Setting up the GTD method can take a bit of time, but it's worth it. By following these simple steps, you can quickly start being more organized, more efficient, and more productive.
- The Pareto principle: This rule of thumb, also called the 80/20 law, states that 80% of the results come from 20% of the causes. Here are 4 simple steps to follow to apply the Pareto principle:
- Identify the 20% most important tasks: Take the time to analyze your work and identify the tasks that have the greatest impact on your productivity. These are often the tasks that contribute the most to achieving your long-term goals.
- Prioritize those tasks: Once you've identified the most important tasks, prioritize them in your to-do list. Make sure you give them enough time and resources to complete them properly.
- Eliminate or minimize less important tasks: Identify tasks that are less important or don't directly contribute to achieving your goals. Try to eliminate or minimize them by delegating or postponing them.

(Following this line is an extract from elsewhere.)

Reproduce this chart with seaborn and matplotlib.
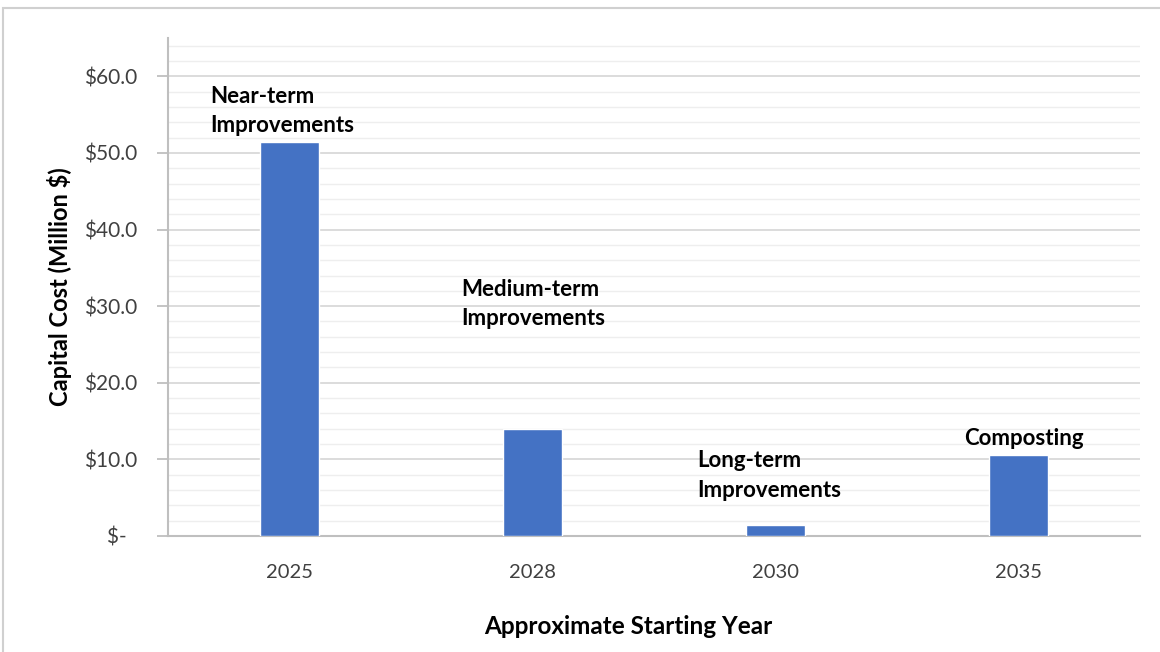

- Regularly reassess your priorities: The Pareto rule is dynamic and can change over time. It is therefore important to regularly re-evaluate your priorities and ensure that you are devoting enough time to the most important tasks.
By applying this rule to time management, one can focus on the most important and profitable tasks.
The MoSCoW method: This project management methodology is used to prioritize features and tasks by classifying them into four categories:
- Must have,
- Should have,
- Could have and
- Won't have.
Using this method, team members can prioritize tasks according to their importance and urgency, and thereby maximize their productivity.
Deep work: This method of working, popularized by author Cal Newport, involves focusing on complex and mentally demanding tasks, without interruption, for prolonged periods of time. By eliminating distractions and focusing on specific tasks, team members can accomplish more in less time.
Parkinson's Law: This is a theory that states that work expands to fill available time, is another important consideration for improving your hybrid team's productivity. It is important to set clear and realistic deadlines for tasks so that team members do not waste time extending them unnecessarily.
It is important to note that every team is different and there is no single method to improve productivity. It is therefore recommended to try different methods to find the ones that work best for your team. Also, it's important to maintain clear and regular communication to ensure the team is on the same page.
Finally, remember to consider the individual needs of each team member to ensure optimal productivity by:
- setting up one-to-one meetings with each member of your team using a tool like Popwork
- defining clear goals for each employee and driving them in a platform like Popwork for example
By using these methods and concepts, you can help your hybrid team improve productivity and succeed in an ever-changing work environment. By working together and adopting the methods that work best for your team, you can create the right hybrid work environment and achieve your goals as a team.